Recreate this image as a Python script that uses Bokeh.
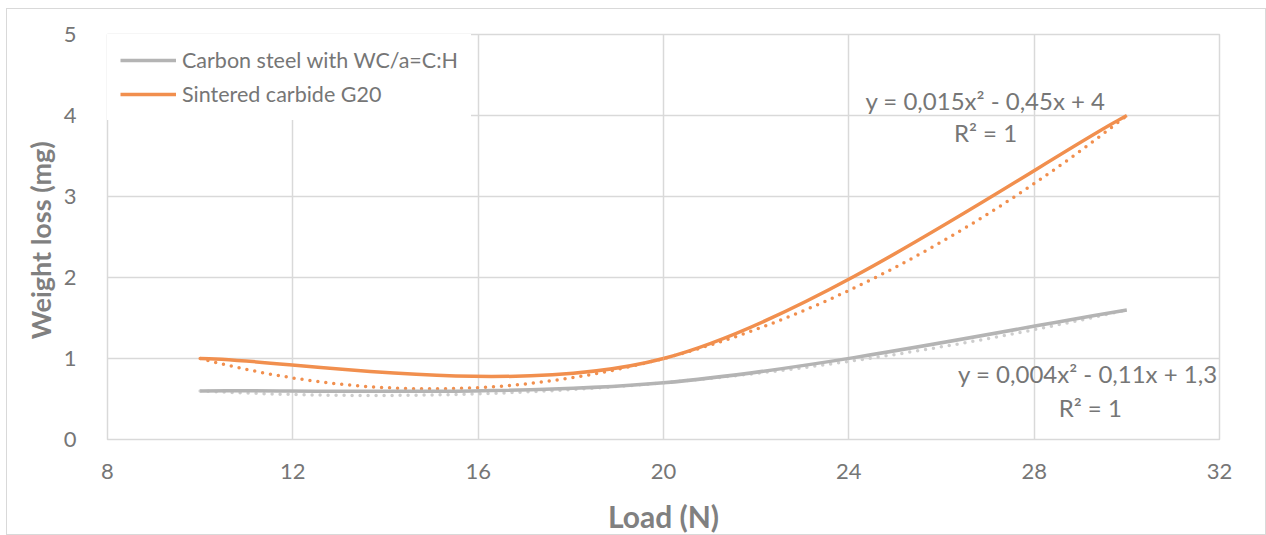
import numpy as np
from bokeh.plotting import figure
from bokeh.models import Legend, LegendItem, FixedTicker, ColumnDataSource
from bokeh.core.properties import value
from bokeh.embed import file_html
from bokeh.resources import INLINE

# ---- data ----
load = [10, 20, 30]
carbon_steel = [0.6, 0.7, 1.6]
sintered = [1.0, 1.0, 4.0]
series_names = ["Carbon steel with WC/a=C:H", "Sintered carbide G20"]
x_ticks = [8, 12, 16, 20, 24, 28, 32]
y_ticks = [0, 1, 2, 3, 4, 5]
eq_labels_sint = ["y = 0,015x\u00b2 - 0,45x + 4", "R\u00b2 = 1"]
eq_labels_cs = ["y = 0,004x\u00b2 - 0,11x + 1,3", "R\u00b2 = 1"]

ORANGE = "#F18F4E"
GRAY = "#B4B4B4"
TXT = "#767676"
FONT = "Lato"

p = figure(width=1260, height=527, x_range=(8, 32), y_range=(0, 5),
           output_backend="svg", toolbar_location=None,
           min_border_left=100, min_border_right=48, min_border_top=25, min_border_bottom=92)
p.styles = {"border": "1px solid #d9d9d9", "margin-left": "6px", "margin-top": "8px"}

p.outline_line_color = "#d9d9d9"
p.outline_line_width = 1.5
p.xgrid.grid_line_color = "#d9d9d9"
p.ygrid.grid_line_color = "#d9d9d9"
p.xgrid.grid_line_width = 1.5
p.ygrid.grid_line_width = 1.5
p.xaxis.ticker = FixedTicker(ticks=x_ticks)
p.yaxis.ticker = FixedTicker(ticks=y_ticks)
for ax in (p.xaxis[0], p.yaxis[0]):
    ax.axis_line_color = None
    ax.major_tick_line_color = None
    ax.minor_tick_line_color = None
    ax.major_label_text_font = FONT
    ax.major_label_text_font_size = "22px"
    ax.major_label_text_color = TXT
    ax.axis_label_text_font = FONT
    ax.axis_label_text_font_style = "bold"
    ax.axis_label_text_color = "#808080"
p.xaxis.axis_label_text_font_size = "30px"
p.yaxis.axis_label_text_font_size = "27px"
p.xaxis.axis_label = "Load (N)"
p.yaxis.axis_label = "Weight loss  (mg)"
p.xaxis.major_label_standoff = 18
p.yaxis.major_label_standoff = 25
p.xaxis.axis_label_standoff = 16
p.yaxis.axis_label_standoff = 4


def smooth(xs, ys):
    # Excel-style smoothed line: cubic Bezier with Catmull-Rom (1/6) control points
    n = len(xs)
    out = dict(x0=[], y0=[], x1=[], y1=[], cx0=[], cy0=[], cx1=[], cy1=[])
    for i in range(n - 1):
        pxv, pyv = (xs[i - 1], ys[i - 1]) if i > 0 else (xs[i], ys[i])
        nxv, nyv = (xs[i + 2], ys[i + 2]) if i + 2 < n else (xs[i + 1], ys[i + 1])
        out["x0"].append(xs[i]); out["y0"].append(ys[i])
        out["x1"].append(xs[i + 1]); out["y1"].append(ys[i + 1])
        out["cx0"].append(xs[i] + (xs[i + 1] - pxv) / 6)
        out["cy0"].append(ys[i] + (ys[i + 1] - pyv) / 6)
        out["cx1"].append(xs[i + 1] - (nxv - xs[i]) / 6)
        out["cy1"].append(ys[i + 1] - (nyv - ys[i]) / 6)
    return ColumnDataSource(out)


def trend(xs, ys):
    c = np.polyfit(xs, ys, 2)
    tx = np.linspace(min(xs), max(xs), 200)
    return tx, np.polyval(c, tx)


renderers = []
for ys, tcol in [(carbon_steel, "#CDCDCD"), (sintered, ORANGE)]:
    tx, ty = trend(load, ys)
    p.line(tx, ty, line_color=tcol, line_width=3.5, line_dash="0 8", line_cap="round")
for ys, col in [(carbon_steel, GRAY), (sintered, ORANGE)]:
    r = p.bezier(x0="x0", y0="y0", x1="x1", y1="y1", cx0="cx0", cy0="cy0", cx1="cx1", cy1="cy1",
                 source=smooth(load, ys), line_color=col, line_width=3.5)
    renderers.append(r)

legend = Legend(items=[LegendItem(label=series_names[i], renderers=[renderers[i]]) for i in range(2)],
                location="top_left", margin=0, padding=12, spacing=8,
                glyph_width=56, glyph_height=14, label_height=14, label_standoff=6,
                label_text_font=FONT, label_text_font_size="21.5px", label_text_color=TXT,
                background_fill_color="white", background_fill_alpha=1.0,
                border_line_color="white", border_line_width=1)
p.add_layout(legend)

EQ_SIZE = "24px"
p.text(x=[26.95], y=[4.18], text=[eq_labels_sint[0]], text_font=value(FONT), text_font_size=EQ_SIZE,
       text_color=TXT, text_align="center", text_baseline="middle")
p.text(x=[26.95], y=[3.79], text=[eq_labels_sint[1]], text_font=value(FONT), text_font_size=EQ_SIZE,
       text_color=TXT, text_align="center", text_baseline="middle")
p.text(x=[31.96], y=[0.81], text=[eq_labels_cs[0]], text_font=value(FONT), text_font_size=EQ_SIZE,
       text_color=TXT, text_align="right", text_baseline="middle")
p.text(x=[29.21], y=[0.39], text=[eq_labels_cs[1]], text_font=value(FONT), text_font_size=EQ_SIZE,
       text_color=TXT, text_align="center", text_baseline="middle")

open("out.html", "w").write(file_html(p, INLINE))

### What is asked
Return each line of the data, keeping its wording exact and omitting pictures.

### Answer to the exercise
Recreate this image as a Python script that uses Bokeh.
import numpy as np
from bokeh.plotting import figure
from bokeh.models import Legend, LegendItem, FixedTicker, ColumnDataSource
from bokeh.core.properties import value
from bokeh.embed import file_html
from bokeh.resources import INLINE

# ---- data ----
load = [10, 20, 30]
carbon_steel = [0.6, 0.7, 1.6]
sintered = [1.0, 1.0, 4.0]
series_names = ["Carbon steel with WC/a=C:H", "Sintered carbide G20"]
x_ticks = [8, 12, 16, 20, 24, 28, 32]
y_ticks = [0, 1, 2, 3, 4, 5]
eq_labels_sint = ["y = 0,015x\u00b2 - 0,45x + 4", "R\u00b2 = 1"]
eq_labels_cs = ["y = 0,004x\u00b2 - 0,11x + 1,3", "R\u00b2 = 1"]

ORANGE = "#F18F4E"
GRAY = "#B4B4B4"
TXT = "#767676"
FONT = "Lato"

p = figure(width=1260, height=527, x_range=(8, 32), y_range=(0, 5),
           output_backend="svg", toolbar_location=None,
           min_border_left=100, min_border_right=48, min_border_top=25, min_border_bottom=92)
p.styles = {"border": "1px solid #d9d9d9", "margin-left": "6px", "margin-top": "8px"}

p.outline_line_color = "#d9d9d9"
p.outline_line_width = 1.5
p.xgrid.grid_line_color = "#d9d9d9"
p.ygrid.grid_line_color = "#d9d9d9"
p.xgrid.grid_line_width = 1.5
p.ygrid.grid_line_width = 1.5
p.xaxis.ticker = FixedTicker(ticks=x_ticks)
p.yaxis.ticker = FixedTicker(ticks=y_ticks)
for ax in (p.xaxis[0], p.yaxis[0]):
    ax.axis_line_color = None
    ax.major_tick_line_color = None
    ax.minor_tick_line_color = None
    ax.major_label_text_font = FONT
    ax.major_label_text_font_size = "22px"
    ax.major_label_text_color = TXT
    ax.axis_label_text_font = FONT
    ax.axis_label_text_font_style = "bold"
    ax.axis_label_text_color = "#808080"
p.xaxis.axis_label_text_font_size = "30px"
p.yaxis.axis_label_text_font_size = "27px"
p.xaxis.axis_label = "Load (N)"
p.yaxis.axis_label = "Weight loss  (mg)"
p.xaxis.major_label_standoff = 18
p.yaxis.major_label_standoff = 25
p.xaxis.axis_label_standoff = 16
p.yaxis.axis_label_standoff = 4


def smooth(xs, ys):
    # Excel-style smoothed line: cubic Bezier with Catmull-Rom (1/6) control points
    n = len(xs)
    out = dict(x0=[], y0=[], x1=[], y1=[], cx0=[], cy0=[], cx1=[], cy1=[])
    for i in range(n - 1):
        pxv, pyv = (xs[i - 1], ys[i - 1]) if i > 0 else (xs[i], ys[i])
        nxv, nyv = (xs[i + 2], ys[i + 2]) if i + 2 < n else (xs[i + 1], ys[i + 1])
        out["x0"].append(xs[i]); out["y0"].append(ys[i])
        out["x1"].append(xs[i + 1]); out["y1"].append(ys[i + 1])
        out["cx0"].append(xs[i] + (xs[i + 1] - pxv) / 6)
        out["cy0"].append(ys[i] + (ys[i + 1] - pyv) / 6)
        out["cx1"].append(xs[i + 1] - (nxv - xs[i]) / 6)
        out["cy1"].append(ys[i + 1] - (nyv - ys[i]) / 6)
    return ColumnDataSource(out)


def trend(xs, ys):
    c = np.polyfit(xs, ys, 2)
    tx = np.linspace(min(xs), max(xs), 200)
    return tx, np.polyval(c, tx)


renderers = []
for ys, tcol in [(carbon_steel, "#CDCDCD"), (sintered, ORANGE)]:
    tx, ty = trend(load, ys)
    p.line(tx, ty, line_color=tcol, line_width=3.5, line_dash="0 8", line_cap="round")
for ys, col in [(carbon_steel, GRAY), (sintered, ORANGE)]:
    r = p.bezier(x0="x0", y0="y0", x1="x1", y1="y1", cx0="cx0", cy0="cy0", cx1="cx1", cy1="cy1",
                 source=smooth(load, ys), line_color=col, line_width=3.5)
    renderers.append(r)

legend = Legend(items=[LegendItem(label=series_names[i], renderers=[renderers[i]]) for i in range(2)],
                location="top_left", margin=0, padding=12, spacing=8,
                glyph_width=56, glyph_height=14, label_height=14, label_standoff=6,
                label_text_font=FONT, label_text_font_size="21.5px", label_text_color=TXT,
                background_fill_color="white", background_fill_alpha=1.0,
                border_line_color="white", border_line_width=1)
p.add_layout(legend)

EQ_SIZE = "24px"
p.text(x=[26.95], y=[4.18], text=[eq_labels_sint[0]], text_font=value(FONT), text_font_size=EQ_SIZE,
       text_color=TXT, text_align="center", text_baseline="middle")
p.text(x=[26.95], y=[3.79], text=[eq_labels_sint[1]], text_font=value(FONT), text_font_size=EQ_SIZE,
       text_color=TXT, text_align="center", text_baseline="middle")
p.text(x=[31.96], y=[0.81], text=[eq_labels_cs[0]], text_font=value(FONT), text_font_size=EQ_SIZE,
       text_color=TXT, text_align="right", text_baseline="middle")
p.text(x=[29.21], y=[0.39], text=[eq_labels_cs[1]], text_font=value(FONT), text_font_size=EQ_SIZE,
       text_color=TXT, text_align="center", text_baseline="middle")

open("out.html", "w").write(file_html(p, INLINE))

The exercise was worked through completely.